◆ Do this
Don't include pictures. Quote the lines below from the first through the line that contains "const binWidth = 10;".

◆ Dataset excerpt
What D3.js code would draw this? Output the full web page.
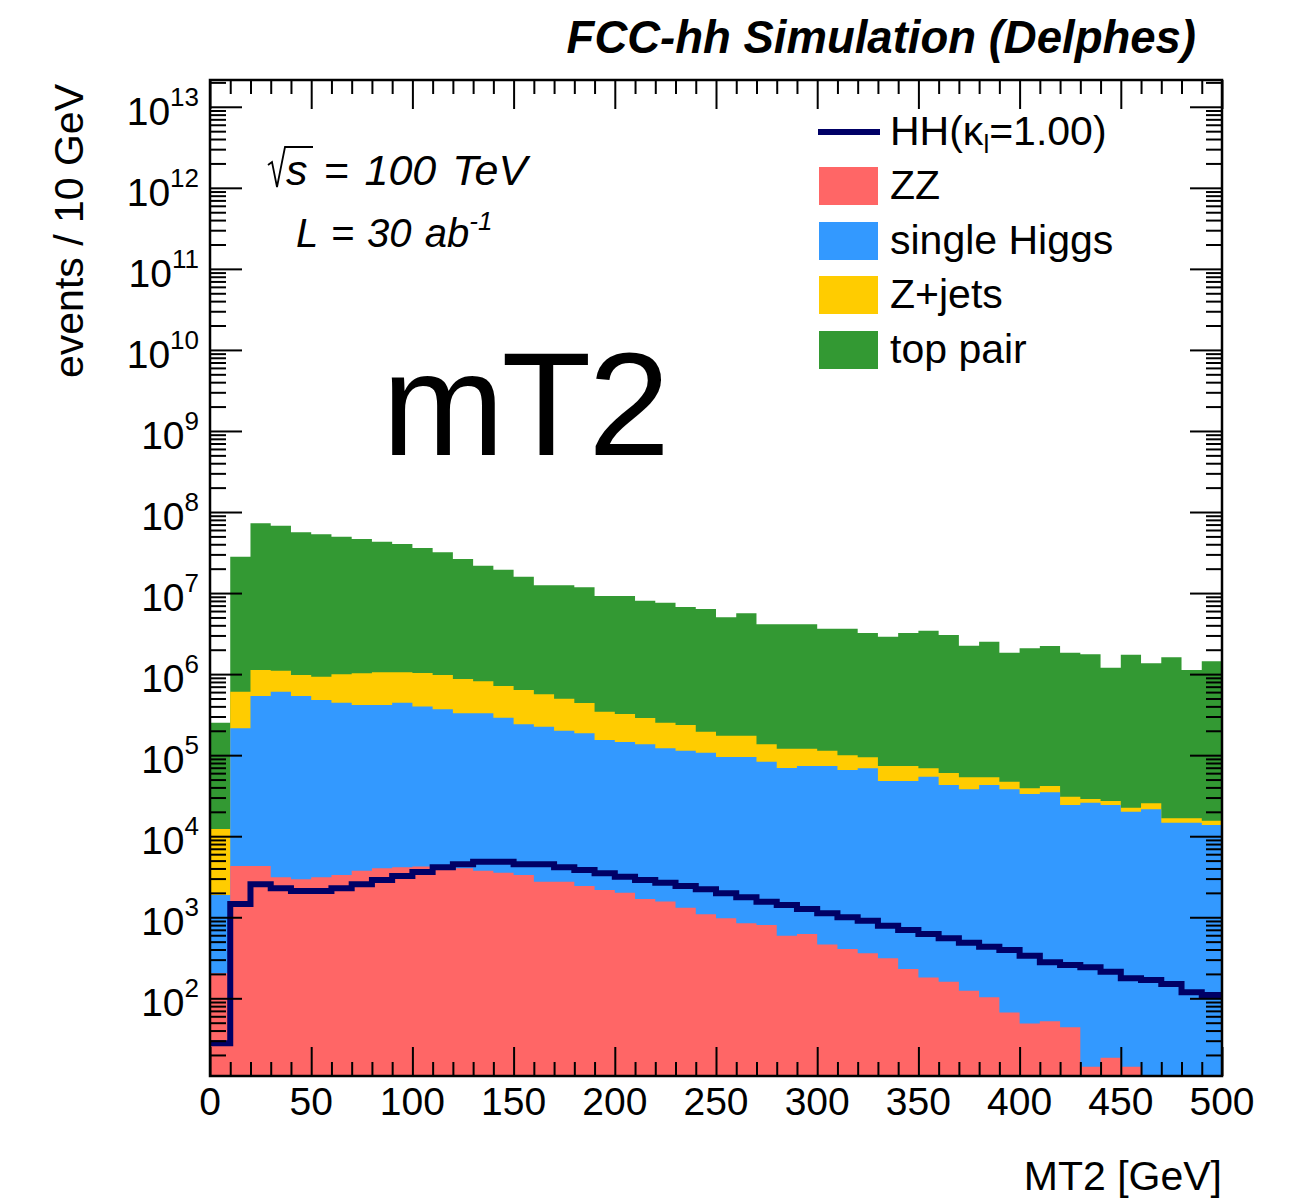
<!DOCTYPE html>
<html>
<head>
<meta charset="utf-8">
<script src="https://cdn.jsdelivr.net/npm/d3@7"></script>
<style>
  body { margin: 0; background: #fff; }
  svg { display: block; font-family: "Liberation Sans", Arial, Helvetica, sans-serif; }
</style>
</head>
<body>
<svg id="chart" width="1312" height="1200"></svg>
<script>
// MT2 distribution, 10 GeV bins from 0 to 500 GeV (lower bin edges)
const binLow = [0, 10, 20, 30, 40, 50, 60, 70, 80, 90,
                100, 110, 120, 130, 140, 150, 160, 170, 180, 190,
                200, 210, 220, 230, 240, 250, 260, 270, 280, 290,
                300, 310, 320, 330, 340, 350, 360, 370, 380, 390,
                400, 410, 420, 430, 440, 450, 460, 470, 480, 490];
const binWidth = 10;

// Background processes, events per bin (stacked bottom to top)
const zz = [204, 4290, 4290, 3110, 2940, 3110, 3320, 3750, 4020, 4140,
            4230, 4140, 4020, 3750, 3550, 3320, 2750, 2750, 2430, 2170,
            2010, 1680, 1560, 1310, 1090, 971, 842, 802, 592, 622,
            461, 406, 359, 312, 230, 180, 160, 124, 103, 67,
            49, 52, 44, 14.3, 18.5, 14.3, 0, 0, 0, 0];
const singleHiggs = [1680, 210300, 533100, 604200, 534500, 476600, 440900, 412300, 412100, 440100,
                     394600, 364300, 324700, 324900, 286500, 237200, 221900, 197800, 183800, 151700,
                     143400, 134500, 120000, 112300, 106200, 94030, 94160, 82300, 68870, 72910,
                     73070, 65230, 68510, 47700, 47780, 54090, 42690, 37810, 42750, 37860,
                     33140, 34780, 24240, 25910, 24260, 20060, 21490, 14690, 14690, 13760];
const zJets = [10400, 392700, 587600, 495700, 438600, 450300, 550800, 607900, 637900, 609800,
               634200, 607600, 542300, 487300, 424000, 396500, 339400, 297500, 254300, 190100,
               176900, 151400, 130000, 122100, 87600, 78900, 78900, 53100, 50740, 46670,
               40070, 34060, 25330, 25520, 25520, 14600, 17430, 15420, 10500, 9140,
               5840, 6830, 6460, 2880, 2920, 2410, 3990, 1950, 1950, 1790];
const topPair = [2.393e5, 2.752e7, 7.150e7, 6.676e7, 5.529e7, 5.223e7, 4.867e7, 4.550e7, 4.204e7, 3.930e7,
                 3.498e7, 3.089e7, 2.548e7, 2.096e7, 1.874e7, 1.530e7, 1.192e7, 1.198e7, 1.135e7, 8.866e6,
                 8.888e6, 7.772e6, 7.358e6, 6.504e6, 6.170e6, 4.856e6, 5.460e6, 3.985e6, 4.001e6, 4.001e6,
                 3.523e6, 3.537e6, 3.125e6, 2.823e6, 3.145e6, 3.367e6, 2.981e6, 2.191e6, 2.461e6, 1.792e6,
                 2.045e6, 2.183e6, 1.808e6, 1.728e6, 1.174e6, 1.716e6, 1.336e6, 1.597e6, 1.108e6, 1.424e6];

// Di-Higgs signal (kappa_lambda = 1), drawn unstacked as a line
const hhSignal = [27.8, 1458, 2551, 2277, 2109, 2109, 2277, 2551, 2883, 3229,
                  3619, 4135, 4504, 4850, 4850, 4504, 4504, 4135, 3830, 3486,
                  3166, 2883, 2670, 2430, 2213, 1975, 1764, 1556, 1417, 1265,
                  1119, 999, 907, 787, 696, 622, 550, 486, 433, 394,
                  335, 278, 258, 241, 213, 177, 168, 150, 119, 110];

// Axis ticks and labels
const xMajorTicks = [0, 50, 100, 150, 200, 250, 300, 350, 400, 450, 500];
const xTickLabels = ["0", "50", "100", "150", "200", "250", "300", "350", "400", "450", "500"];
const yDecadeExponents = [2, 3, 4, 5, 6, 7, 8, 9, 10, 11, 12, 13];

// Legend entries (signal first, then backgrounds)
const legendSignal = "HH";
const backgroundNames = ["ZZ", "single Higgs", "Z+jets", "top pair"];
const backgroundKeys = ["zz", "singleHiggs", "zJets", "topPair"];

// ---------------------------------------------------------------------------
const colors = { zz: "#ff6666", singleHiggs: "#3399ff", zJets: "#ffcc00", topPair: "#339933" };
const signalColor = "#000066";

const svg = d3.select("#chart");
const plot = { left: 210, right: 1222, top: 80, bottom: 1076 };
const yMin = 11.0, yMax = 2.14e13;

const x = d3.scaleLinear().domain([0, 500]).range([plot.left, plot.right]);
const y = d3.scaleLog().domain([yMin, yMax]).range([plot.bottom, plot.top]);
const yc = v => y(Math.max(v, yMin));

const rows = binLow.map((lo, i) => ({
  lo, hi: lo + binWidth,
  zz: zz[i], singleHiggs: singleHiggs[i], zJets: zJets[i], topPair: topPair[i], hh: hhSignal[i]
}));
const layers = d3.stack().keys(backgroundKeys)(rows);

svg.append("defs").append("clipPath").attr("id", "plotClip")
  .append("rect")
  .attr("x", plot.left).attr("y", plot.top)
  .attr("width", plot.right - plot.left).attr("height", plot.bottom - plot.top);

const body = svg.append("g").attr("clip-path", "url(#plotClip)");

// Cumulative histograms drawn from the top layer down, each filled to the axis floor
const stepArea = d3.area()
  .x(p => x(p.x))
  .y0(plot.bottom)
  .y1(p => yc(p.v));

layers.slice().reverse().forEach(layer => {
  const pts = layer.flatMap(d => [{ x: d.data.lo, v: d[1] }, { x: d.data.hi, v: d[1] }]);
  body.append("path")
    .attr("d", stepArea(pts))
    .attr("fill", colors[layer.key])
    .attr("stroke", "none");
});

// Signal histogram outline
const stepLine = d3.line().x(p => x(p.x)).y(p => yc(p.v));
const hhPts = rows.flatMap(d => [{ x: d.lo, v: d.hh }, { x: d.hi, v: d.hh }]);
body.append("path")
  .attr("d", stepLine(hhPts))
  .attr("fill", "none")
  .attr("stroke", signalColor)
  .attr("stroke-width", 6)
  .attr("stroke-linejoin", "miter");

// ---------------------------------------------------------------------------
// Axes: ticks on all four sides, pointing into the frame
const xMinorTicks = binLow.filter(v => v % 50 !== 0);
const yMajorTicks = yDecadeExponents.map(e => Math.pow(10, e)).filter(v => v >= yMin && v <= yMax);
const yMinorTicks = [];
for (let e = 1; e <= 13; e++) for (let m = 2; m <= 9; m++) {
  const v = m * Math.pow(10, e);
  if (v >= yMin && v <= yMax) yMinorTicks.push(v);
}

function drawTicks(axis, transform) {
  const g = svg.append("g").attr("transform", transform).call(axis);
  g.select(".domain").remove();
  g.selectAll("text").remove();
  g.selectAll("line").attr("stroke", "#000").attr("stroke-width", 2);
}
drawTicks(d3.axisBottom(x).tickValues(xMajorTicks).tickSize(-29).tickSizeOuter(0), `translate(0,${plot.bottom})`);
drawTicks(d3.axisBottom(x).tickValues(xMinorTicks).tickSize(-14).tickSizeOuter(0), `translate(0,${plot.bottom})`);
drawTicks(d3.axisTop(x).tickValues(xMajorTicks).tickSize(-29).tickSizeOuter(0), `translate(0,${plot.top})`);
drawTicks(d3.axisTop(x).tickValues(xMinorTicks).tickSize(-14).tickSizeOuter(0), `translate(0,${plot.top})`);
drawTicks(d3.axisLeft(y).tickValues(yMajorTicks).tickSize(-32).tickSizeOuter(0), `translate(${plot.left},0)`);
drawTicks(d3.axisLeft(y).tickValues(yMinorTicks).tickSize(-16).tickSizeOuter(0), `translate(${plot.left},0)`);
drawTicks(d3.axisRight(y).tickValues(yMajorTicks).tickSize(-32).tickSizeOuter(0), `translate(${plot.right},0)`);
drawTicks(d3.axisRight(y).tickValues(yMinorTicks).tickSize(-16).tickSizeOuter(0), `translate(${plot.right},0)`);

// Frame
svg.append("rect")
  .attr("x", plot.left).attr("y", plot.top)
  .attr("width", plot.right - plot.left).attr("height", plot.bottom - plot.top)
  .attr("fill", "none").attr("stroke", "#000").attr("stroke-width", 2.5);

// X tick labels
svg.append("g").selectAll("text")
  .data(xMajorTicks)
  .join("text")
  .attr("x", d => x(d))
  .attr("y", plot.bottom + 39)
  .attr("text-anchor", "middle")
  .attr("font-size", 39)
  .attr("fill", "#000")
  .text((d, i) => xTickLabels[i]);

// Y tick labels: 10^n
const yLab = svg.append("g").selectAll("text")
  .data(yDecadeExponents)
  .join("text")
  .attr("x", plot.left - 11)
  .attr("y", d => y(Math.pow(10, d)) + 18)
  .attr("text-anchor", "end")
  .attr("font-size", 39)
  .attr("fill", "#000");
yLab.append("tspan").text("10");
yLab.append("tspan").attr("dy", -19).attr("font-size", 26).text(d => String(d));

// Axis titles
svg.append("text")
  .attr("x", plot.right).attr("y", 1190)
  .attr("text-anchor", "end").attr("font-size", 41)
  .text("MT2 [GeV]");
svg.append("text")
  .attr("transform", `translate(83,${plot.top + 4}) rotate(-90)`)
  .attr("text-anchor", "end").attr("font-size", 41)
  .text("events / 10 GeV");

// Header
svg.append("text")
  .attr("x", 1196).attr("y", 53)
  .attr("text-anchor", "end").attr("font-size", 45.5)
  .attr("font-weight", "bold").attr("font-style", "italic")
  .text("FCC-hh Simulation (Delphes)");

// Energy and luminosity
const note = svg.append("g");
note.append("path")
  .attr("d", "M268,165 L272,162 L277,187 L285,147 L313,147")
  .attr("fill", "none").attr("stroke", "#000").attr("stroke-width", 1.8);
note.append("text")
  .attr("x", 286).attr("y", 185)
  .attr("font-size", 43).attr("font-style", "italic")
  .attr("word-spacing", 4)
  .attr("xml:space", "preserve")
  .text("s = 100 TeV");
const lumi = note.append("text")
  .attr("x", 296).attr("y", 247)
  .attr("font-size", 40).attr("font-style", "italic")
  .attr("word-spacing", 2);
lumi.append("tspan").text("L = 30 ab");
lumi.append("tspan").attr("dy", -17).attr("font-size", 26).text("-1");

// Variable tag
svg.append("text")
  .attr("x", 382).attr("y", 455)
  .attr("font-size", 147)
  .attr("letter-spacing", -3)
  .attr("fill", "#000")
  .text("mT2");

// ---------------------------------------------------------------------------
// Legend
const legend = svg.append("g");
const legX = 819, legBoxW = 59, legBoxH = 38, legTextX = 890;
const legRowY = [132, 186, 241, 295, 350];

legend.append("line")
  .attr("x1", legX - 1).attr("x2", legX + legBoxW + 2)
  .attr("y1", legRowY[0]).attr("y2", legRowY[0])
  .attr("stroke", signalColor).attr("stroke-width", 6);
const sigText = legend.append("text")
  .attr("x", legTextX).attr("y", legRowY[0] + 13)
  .attr("font-size", 41);
sigText.append("tspan").text(legendSignal + "(κ");
sigText.append("tspan").attr("dy", 8).attr("font-size", 26).text("l");
sigText.append("tspan").attr("dy", -8).text("=1.00)");

backgroundKeys.forEach((k, i) => {
  const cy = legRowY[i + 1];
  legend.append("rect")
    .attr("x", legX).attr("y", cy - legBoxH / 2)
    .attr("width", legBoxW).attr("height", legBoxH)
    .attr("fill", colors[k]);
  legend.append("text")
    .attr("x", legTextX).attr("y", cy + 13)
    .attr("font-size", 41)
    .text(backgroundNames[i]);
});
</script>
</body>
</html>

◆ Response
What D3.js code would draw this? Output the full web page.
<!DOCTYPE html>
<html>
<head>
<meta charset="utf-8">
<script src="https://cdn.jsdelivr.net/npm/d3@7"></script>
<style>
  body { margin: 0; background: #fff; }
  svg { display: block; font-family: "Liberation Sans", Arial, Helvetica, sans-serif; }
</style>
</head>
<body>
<svg id="chart" width="1312" height="1200"></svg>
<script>
// MT2 distribution, 10 GeV bins from 0 to 500 GeV (lower bin edges)
const binLow = [0, 10, 20, 30, 40, 50, 60, 70, 80, 90,
                100, 110, 120, 130, 140, 150, 160, 170, 180, 190,
                200, 210, 220, 230, 240, 250, 260, 270, 280, 290,
                300, 310, 320, 330, 340, 350, 360, 370, 380, 390,
                400, 410, 420, 430, 440, 450, 460, 470, 480, 490];
const binWidth = 10;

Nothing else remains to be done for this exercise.